Tarih tüm zamanlarda muktedirlerin, karşıtlarını yani muhaliflerini en acımasız biçimde cezalandırma politikalarına tanıklık etmiştir. Dünya örneklerinin tamamında iktidarlar kendi muhaliflerini tecrit etmiştir. Muktedirler olarak birileri, sizler kızabilirsiniz, bağırıp çağırabilirsiniz, tecrit sistemini uygulayabilirsiniz ama tecrit siyasetini uygulayanlar kendi düşünce gücünden, kendi doğrularından emin olmayan iktidarlardır. Tarihteki tüm örneklerinden anlıyoruz ki bu yöntemi deneyenler aslında toplumdan bazı gerçekleri saklamak isteyen iktidarlardır. Peki, sizler halktan neyi gizlemek istiyorsunuz? İmralı tecridiyle aslında bu sorunun cevabı çok basit. Bir an için 2013 yılına gidelim; Türkiye'nin son kırk yılına damgasını vurmuş, büyük acı ve kayıplara sebep olmuş Kürt meselesinin çözümüne dair filizlenen umutlar İmralı'dan gelen barışçıl ve çözüm yanlısı mesajlarla büyüyordu. Hükûmetin sonradan suç ve cezaya konu edeceği görüşmelerden anladık ki Öcalan ve Kürt hareketi çatışmalı sürecin sonlandırılması için adım atmaya, çözüm geliştirmeye hazırlar. Bu gerçeği Türkiye toplumunun büyük bir kısmı gözleriyle gördü. Aslında siz çözümden, çatışmalı sürecin bitmesinden ve Kürtlerin kendi haklarını elde etmesinden korktunuz. Bu korku ve paniğin sonucu olarak ilk adım tecridi derinleştirmek ve masayı devirmek oldu. O günlerde çözüm için canhıraş çalışıp akan kan dursun diye elini taşın altına koyan Sevgili Sırrı Süreyya Önder ve Sevgili İdris Baluken cezalandırılarak neyi amaçladınız biliyor musunuz? Bu sürece ait umudun son zerresini dahi yok etmeyi amaçladınız. Fakat şunun cevabını veremiyorsunuz. Barış ve kardeşliğin sesini susturabilirsiniz, çözüm umudunu tecrit edebilir misiniz? Tarih bütün zengin örnekleriyle gösteriyor ki her sorunun eninde sonunda bir çözümü vardır, bunu geciktirebilirsiniz ama asla bunu engelleyemezsiniz.
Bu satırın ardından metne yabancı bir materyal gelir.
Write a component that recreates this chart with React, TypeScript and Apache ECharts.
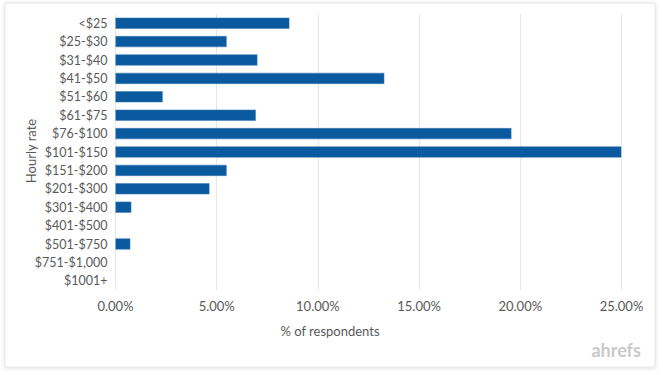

Değerli arkadaşlar, bugün Genel Kurula başlarken Sevgili İhsan Eliaçık'ın gözaltına alındığı haberi geldi ve şunu ifade etmek istiyorum: Çok komik bir gerekçeyle şu an gözaltında. Komik bir gerekçe diyorum çünkü İhsan Eliaçık'ın İstanbul dışına çıkması yasak bir mahkeme kararıyla, il dışına çıkması yasak ama Batman'da daha önce yaptığı bir konuşmadan kaynaklı, mahkeme, zorla getirme kararı vermiş. İl dışına çıkamadığı için, Batman'daki başka bir dosyada ifade veremediği için şu an gözaltında. Bu, yargının içerisine düştüğü komik, trajikomik durumu ifade ediyor ve bir an önce serbest bırakılmasını istiyorum.